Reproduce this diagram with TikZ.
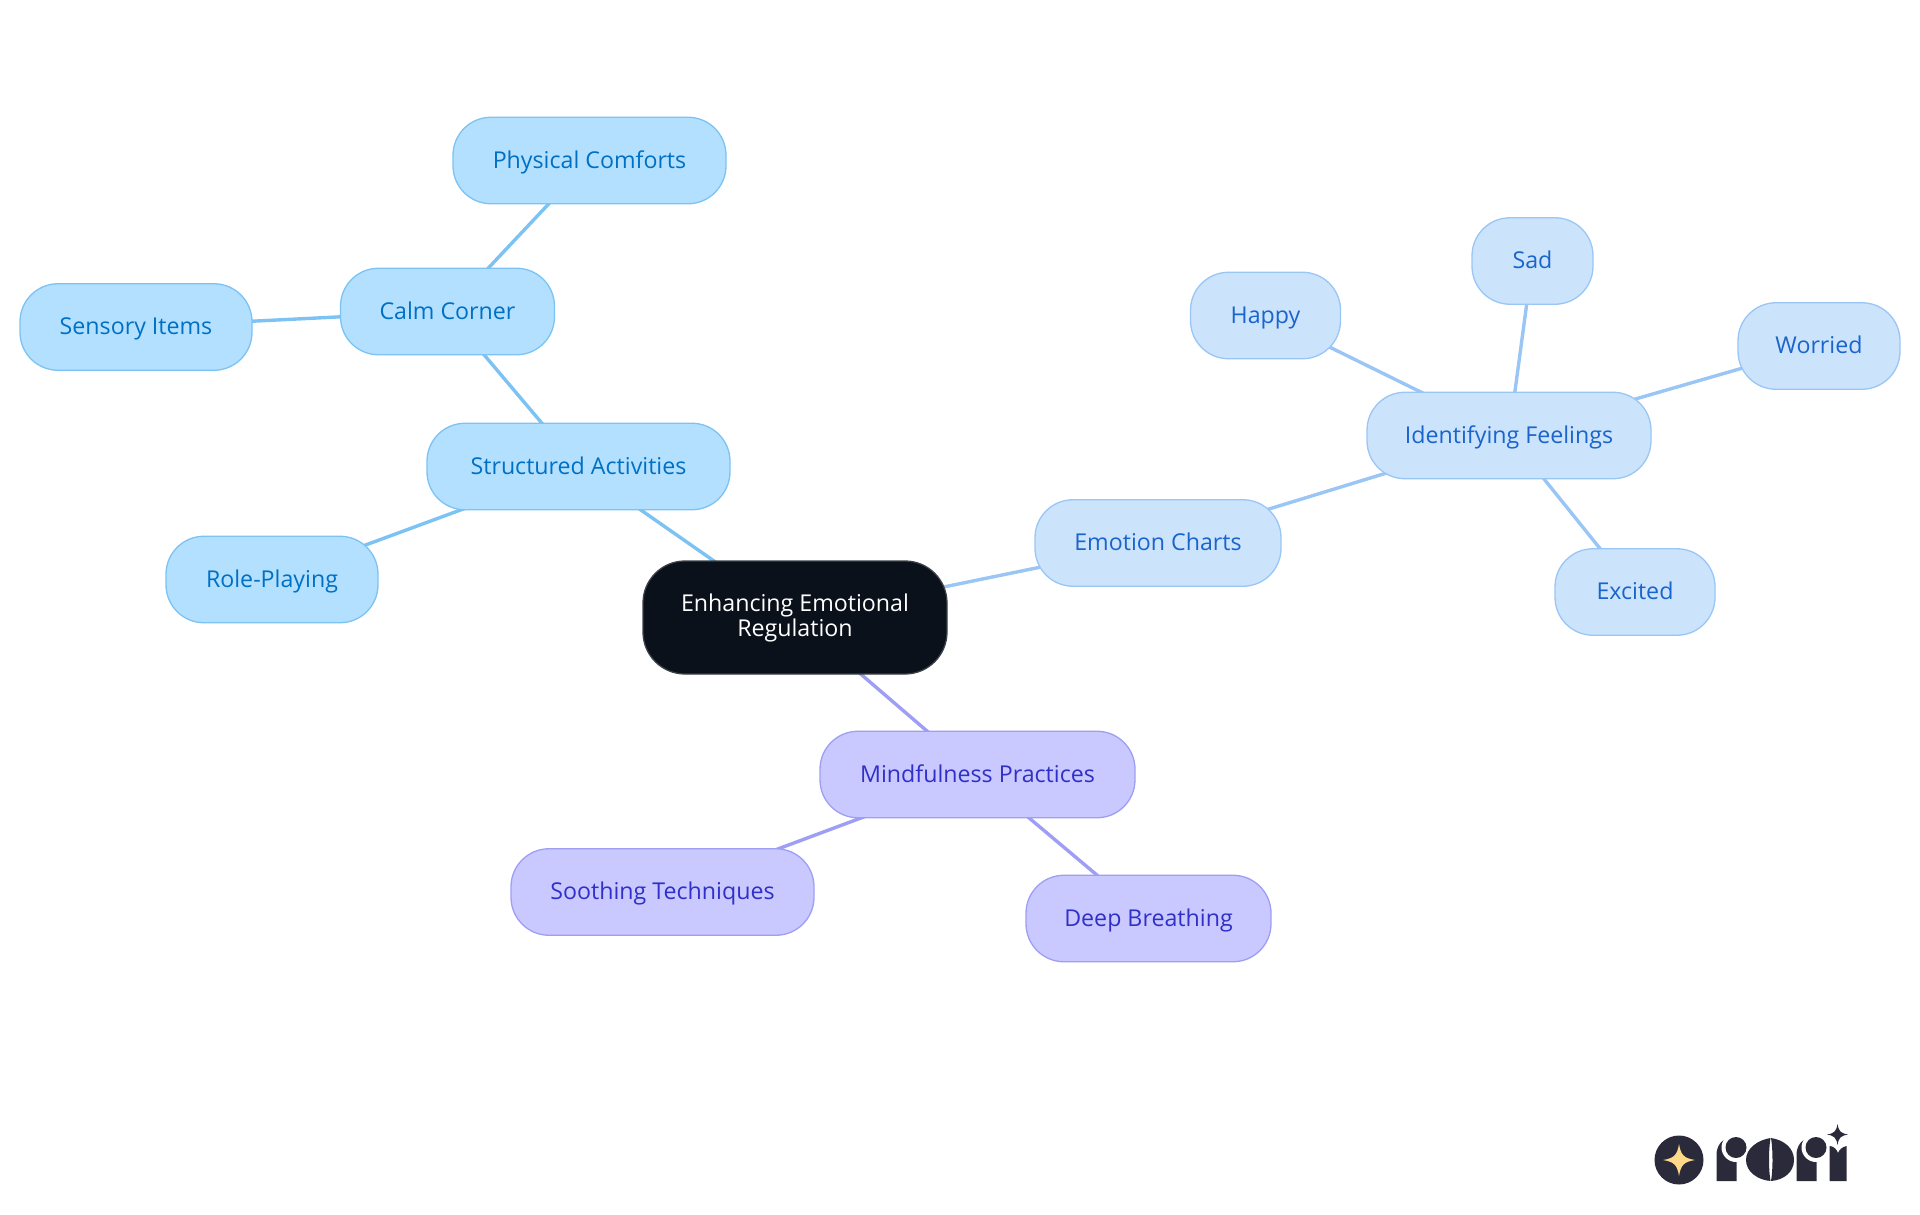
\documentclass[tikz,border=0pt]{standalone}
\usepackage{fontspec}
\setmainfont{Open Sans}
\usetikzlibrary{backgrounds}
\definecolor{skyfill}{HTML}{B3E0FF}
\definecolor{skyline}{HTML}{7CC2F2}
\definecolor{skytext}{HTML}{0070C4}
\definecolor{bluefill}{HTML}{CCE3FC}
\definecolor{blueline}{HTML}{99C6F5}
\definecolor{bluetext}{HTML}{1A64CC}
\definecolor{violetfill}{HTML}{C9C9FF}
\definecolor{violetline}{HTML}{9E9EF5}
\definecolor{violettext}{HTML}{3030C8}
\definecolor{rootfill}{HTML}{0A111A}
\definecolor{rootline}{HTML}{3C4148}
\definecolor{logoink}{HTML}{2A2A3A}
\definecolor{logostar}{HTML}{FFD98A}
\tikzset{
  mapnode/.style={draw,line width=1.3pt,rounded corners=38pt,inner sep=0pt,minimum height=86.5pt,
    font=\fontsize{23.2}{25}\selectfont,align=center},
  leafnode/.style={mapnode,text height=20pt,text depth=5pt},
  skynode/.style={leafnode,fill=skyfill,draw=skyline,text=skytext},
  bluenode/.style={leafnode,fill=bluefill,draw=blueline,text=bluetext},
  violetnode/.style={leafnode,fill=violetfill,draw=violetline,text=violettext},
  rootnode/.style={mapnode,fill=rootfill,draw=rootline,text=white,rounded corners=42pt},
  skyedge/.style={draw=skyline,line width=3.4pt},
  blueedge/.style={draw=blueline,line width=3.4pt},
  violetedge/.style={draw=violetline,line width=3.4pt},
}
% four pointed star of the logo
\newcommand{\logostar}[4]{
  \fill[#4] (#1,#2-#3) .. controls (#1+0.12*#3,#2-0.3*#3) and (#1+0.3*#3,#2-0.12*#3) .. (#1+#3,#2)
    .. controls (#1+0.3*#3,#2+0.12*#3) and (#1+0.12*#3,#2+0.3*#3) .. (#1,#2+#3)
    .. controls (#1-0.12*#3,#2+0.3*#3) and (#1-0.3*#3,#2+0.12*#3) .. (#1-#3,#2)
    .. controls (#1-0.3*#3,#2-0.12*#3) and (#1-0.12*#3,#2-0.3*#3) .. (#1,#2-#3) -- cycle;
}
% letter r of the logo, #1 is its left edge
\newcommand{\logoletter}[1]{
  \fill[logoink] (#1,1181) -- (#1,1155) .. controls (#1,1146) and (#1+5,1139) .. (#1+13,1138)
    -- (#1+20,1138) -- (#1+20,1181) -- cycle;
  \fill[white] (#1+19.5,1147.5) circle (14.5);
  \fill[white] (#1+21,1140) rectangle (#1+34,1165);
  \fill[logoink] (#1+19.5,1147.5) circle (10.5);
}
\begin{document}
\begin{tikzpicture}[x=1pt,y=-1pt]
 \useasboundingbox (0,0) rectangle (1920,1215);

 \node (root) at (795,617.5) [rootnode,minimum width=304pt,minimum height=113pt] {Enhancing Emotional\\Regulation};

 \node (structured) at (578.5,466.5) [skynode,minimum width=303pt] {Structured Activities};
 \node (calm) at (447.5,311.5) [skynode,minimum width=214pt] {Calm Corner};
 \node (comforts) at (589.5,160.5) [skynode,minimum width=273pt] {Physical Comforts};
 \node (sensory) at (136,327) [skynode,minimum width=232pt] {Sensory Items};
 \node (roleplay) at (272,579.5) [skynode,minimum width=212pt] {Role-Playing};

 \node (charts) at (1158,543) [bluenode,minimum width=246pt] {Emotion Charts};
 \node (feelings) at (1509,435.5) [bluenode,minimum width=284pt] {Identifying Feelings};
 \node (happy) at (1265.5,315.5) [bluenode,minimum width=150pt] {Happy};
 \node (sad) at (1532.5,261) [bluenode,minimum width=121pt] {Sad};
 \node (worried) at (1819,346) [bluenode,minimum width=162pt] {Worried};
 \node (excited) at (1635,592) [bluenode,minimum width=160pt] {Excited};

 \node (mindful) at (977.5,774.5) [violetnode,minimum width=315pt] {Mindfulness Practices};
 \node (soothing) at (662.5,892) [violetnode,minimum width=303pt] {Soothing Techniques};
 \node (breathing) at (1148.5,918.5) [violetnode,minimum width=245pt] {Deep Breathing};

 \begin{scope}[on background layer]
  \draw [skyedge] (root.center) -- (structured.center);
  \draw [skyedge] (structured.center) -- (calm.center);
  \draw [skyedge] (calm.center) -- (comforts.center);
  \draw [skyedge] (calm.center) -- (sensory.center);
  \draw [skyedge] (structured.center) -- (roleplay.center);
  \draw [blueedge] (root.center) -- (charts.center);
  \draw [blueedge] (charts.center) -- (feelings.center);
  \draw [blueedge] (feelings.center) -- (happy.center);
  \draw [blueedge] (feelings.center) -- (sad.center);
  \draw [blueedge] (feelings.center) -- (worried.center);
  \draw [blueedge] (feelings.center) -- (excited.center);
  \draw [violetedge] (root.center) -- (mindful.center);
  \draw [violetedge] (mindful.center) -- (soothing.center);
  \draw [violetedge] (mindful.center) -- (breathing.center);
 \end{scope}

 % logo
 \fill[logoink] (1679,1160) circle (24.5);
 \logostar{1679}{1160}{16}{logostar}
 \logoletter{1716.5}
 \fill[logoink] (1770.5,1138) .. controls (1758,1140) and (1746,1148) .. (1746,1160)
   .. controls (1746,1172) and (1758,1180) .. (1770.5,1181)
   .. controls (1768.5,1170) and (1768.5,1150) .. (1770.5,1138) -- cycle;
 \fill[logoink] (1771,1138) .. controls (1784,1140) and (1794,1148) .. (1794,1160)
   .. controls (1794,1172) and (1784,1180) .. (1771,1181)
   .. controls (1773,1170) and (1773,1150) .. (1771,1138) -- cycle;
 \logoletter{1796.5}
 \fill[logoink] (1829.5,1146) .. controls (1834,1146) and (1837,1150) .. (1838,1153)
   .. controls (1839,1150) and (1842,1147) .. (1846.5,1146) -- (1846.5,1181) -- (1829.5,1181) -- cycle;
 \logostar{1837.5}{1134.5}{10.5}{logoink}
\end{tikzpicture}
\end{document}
================================
◆ **WHAT YOU ARE ASKED TO DO**: Exclude every picture and copy the remaining data exactly.

◆ **EXERCISE ANSWER**:
Reproduce this diagram with TikZ.
\documentclass[tikz,border=0pt]{standalone}
\usepackage{fontspec}
\setmainfont{Open Sans}
\usetikzlibrary{backgrounds}
\definecolor{skyfill}{HTML}{B3E0FF}
\definecolor{skyline}{HTML}{7CC2F2}
\definecolor{skytext}{HTML}{0070C4}
\definecolor{bluefill}{HTML}{CCE3FC}
\definecolor{blueline}{HTML}{99C6F5}
\definecolor{bluetext}{HTML}{1A64CC}
\definecolor{violetfill}{HTML}{C9C9FF}
\definecolor{violetline}{HTML}{9E9EF5}
\definecolor{violettext}{HTML}{3030C8}
\definecolor{rootfill}{HTML}{0A111A}
\definecolor{rootline}{HTML}{3C4148}
\definecolor{logoink}{HTML}{2A2A3A}
\definecolor{logostar}{HTML}{FFD98A}
\tikzset{
  mapnode/.style={draw,line width=1.3pt,rounded corners=38pt,inner sep=0pt,minimum height=86.5pt,
    font=\fontsize{23.2}{25}\selectfont,align=center},
  leafnode/.style={mapnode,text height=20pt,text depth=5pt},
  skynode/.style={leafnode,fill=skyfill,draw=skyline,text=skytext},
  bluenode/.style={leafnode,fill=bluefill,draw=blueline,text=bluetext},
  violetnode/.style={leafnode,fill=violetfill,draw=violetline,text=violettext},
  rootnode/.style={mapnode,fill=rootfill,draw=rootline,text=white,rounded corners=42pt},
  skyedge/.style={draw=skyline,line width=3.4pt},
  blueedge/.style={draw=blueline,line width=3.4pt},
  violetedge/.style={draw=violetline,line width=3.4pt},
}
% four pointed star of the logo
\newcommand{\logostar}[4]{
  \fill[#4] (#1,#2-#3) .. controls (#1+0.12*#3,#2-0.3*#3) and (#1+0.3*#3,#2-0.12*#3) .. (#1+#3,#2)
    .. controls (#1+0.3*#3,#2+0.12*#3) and (#1+0.12*#3,#2+0.3*#3) .. (#1,#2+#3)
    .. controls (#1-0.12*#3,#2+0.3*#3) and (#1-0.3*#3,#2+0.12*#3) .. (#1-#3,#2)
    .. controls (#1-0.3*#3,#2-0.12*#3) and (#1-0.12*#3,#2-0.3*#3) .. (#1,#2-#3) -- cycle;
}
% letter r of the logo, #1 is its left edge
\newcommand{\logoletter}[1]{
  \fill[logoink] (#1,1181) -- (#1,1155) .. controls (#1,1146) and (#1+5,1139) .. (#1+13,1138)
    -- (#1+20,1138) -- (#1+20,1181) -- cycle;
  \fill[white] (#1+19.5,1147.5) circle (14.5);
  \fill[white] (#1+21,1140) rectangle (#1+34,1165);
  \fill[logoink] (#1+19.5,1147.5) circle (10.5);
}
\begin{document}
\begin{tikzpicture}[x=1pt,y=-1pt]
 \useasboundingbox (0,0) rectangle (1920,1215);

 \node (root) at (795,617.5) [rootnode,minimum width=304pt,minimum height=113pt] {Enhancing Emotional\\Regulation};

 \node (structured) at (578.5,466.5) [skynode,minimum width=303pt] {Structured Activities};
 \node (calm) at (447.5,311.5) [skynode,minimum width=214pt] {Calm Corner};
 \node (comforts) at (589.5,160.5) [skynode,minimum width=273pt] {Physical Comforts};
 \node (sensory) at (136,327) [skynode,minimum width=232pt] {Sensory Items};
 \node (roleplay) at (272,579.5) [skynode,minimum width=212pt] {Role-Playing};

 \node (charts) at (1158,543) [bluenode,minimum width=246pt] {Emotion Charts};
 \node (feelings) at (1509,435.5) [bluenode,minimum width=284pt] {Identifying Feelings};
 \node (happy) at (1265.5,315.5) [bluenode,minimum width=150pt] {Happy};
 \node (sad) at (1532.5,261) [bluenode,minimum width=121pt] {Sad};
 \node (worried) at (1819,346) [bluenode,minimum width=162pt] {Worried};
 \node (excited) at (1635,592) [bluenode,minimum width=160pt] {Excited};

 \node (mindful) at (977.5,774.5) [violetnode,minimum width=315pt] {Mindfulness Practices};
 \node (soothing) at (662.5,892) [violetnode,minimum width=303pt] {Soothing Techniques};
 \node (breathing) at (1148.5,918.5) [violetnode,minimum width=245pt] {Deep Breathing};

 \begin{scope}[on background layer]
  \draw [skyedge] (root.center) -- (structured.center);
  \draw [skyedge] (structured.center) -- (calm.center);
  \draw [skyedge] (calm.center) -- (comforts.center);
  \draw [skyedge] (calm.center) -- (sensory.center);
  \draw [skyedge] (structured.center) -- (roleplay.center);
  \draw [blueedge] (root.center) -- (charts.center);
  \draw [blueedge] (charts.center) -- (feelings.center);
  \draw [blueedge] (feelings.center) -- (happy.center);
  \draw [blueedge] (feelings.center) -- (sad.center);
  \draw [blueedge] (feelings.center) -- (worried.center);
  \draw [blueedge] (feelings.center) -- (excited.center);
  \draw [violetedge] (root.center) -- (mindful.center);
  \draw [violetedge] (mindful.center) -- (soothing.center);
  \draw [violetedge] (mindful.center) -- (breathing.center);
 \end{scope}

 % logo
 \fill[logoink] (1679,1160) circle (24.5);
 \logostar{1679}{1160}{16}{logostar}
 \logoletter{1716.5}
 \fill[logoink] (1770.5,1138) .. controls (1758,1140) and (1746,1148) .. (1746,1160)
   .. controls (1746,1172) and (1758,1180) .. (1770.5,1181)
   .. controls (1768.5,1170) and (1768.5,1150) .. (1770.5,1138) -- cycle;
 \fill[logoink] (1771,1138) .. controls (1784,1140) and (1794,1148) .. (1794,1160)
   .. controls (1794,1172) and (1784,1180) .. (1771,1181)
   .. controls (1773,1170) and (1773,1150) .. (1771,1138) -- cycle;
 \logoletter{1796.5}
 \fill[logoink] (1829.5,1146) .. controls (1834,1146) and (1837,1150) .. (1838,1153)
   .. controls (1839,1150) and (1842,1147) .. (1846.5,1146) -- (1846.5,1181) -- (1829.5,1181) -- cycle;
 \logostar{1837.5}{1134.5}{10.5}{logoink}
\end{tikzpicture}
\end{document}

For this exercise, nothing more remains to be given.